Funding has been contributed from Equity Gap, the Scottish Investment Bank (SIB) and the University of Edinburgh's Old College Capital.

The investment will help the company expand its team and increase its production. It also plans to build a new plant for its technology at a whisky distillery.

Aquaculture is worth about £1.8bn a year to the Scottish economy.

Image source, Paul Bock
Image caption,
Douglas Martin said his product could be used for fish and animal feed

MiAlgae, which was founded by Mr Martin while he was a masters student at the University of Edinburgh in 2015/16, said the fish feed was "economical and environmentally-friendly".

The microalgae can also be used as a raw material for agricultural food products.
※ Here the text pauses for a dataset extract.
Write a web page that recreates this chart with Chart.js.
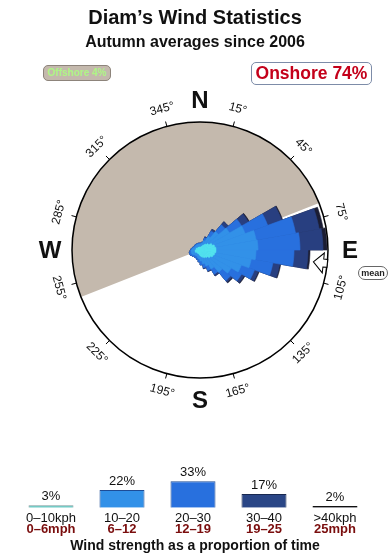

Mr Martin said the investment was a "huge deal" for the company.

"This investment will fund the initial scale-up steps and de-risk our commercial facility. It certainly sets us on track to achieve our ambitions," he said.

"We're looking at multiple industries in the supply side, multiple industries at the product side, then diversification into multiple products beyond feeds. There are lots of things we can do with our products."

Kerry Sharp, head of the SIB, said: "This is an exciting new equity investment for Scottish Enterprise into a company that has utilised the circular economy to make an innovative and valuable product.

"The funding round will also allow high-value research and development employment opportunities to be created in rural Scotland with the roll-out of the new pilot plant."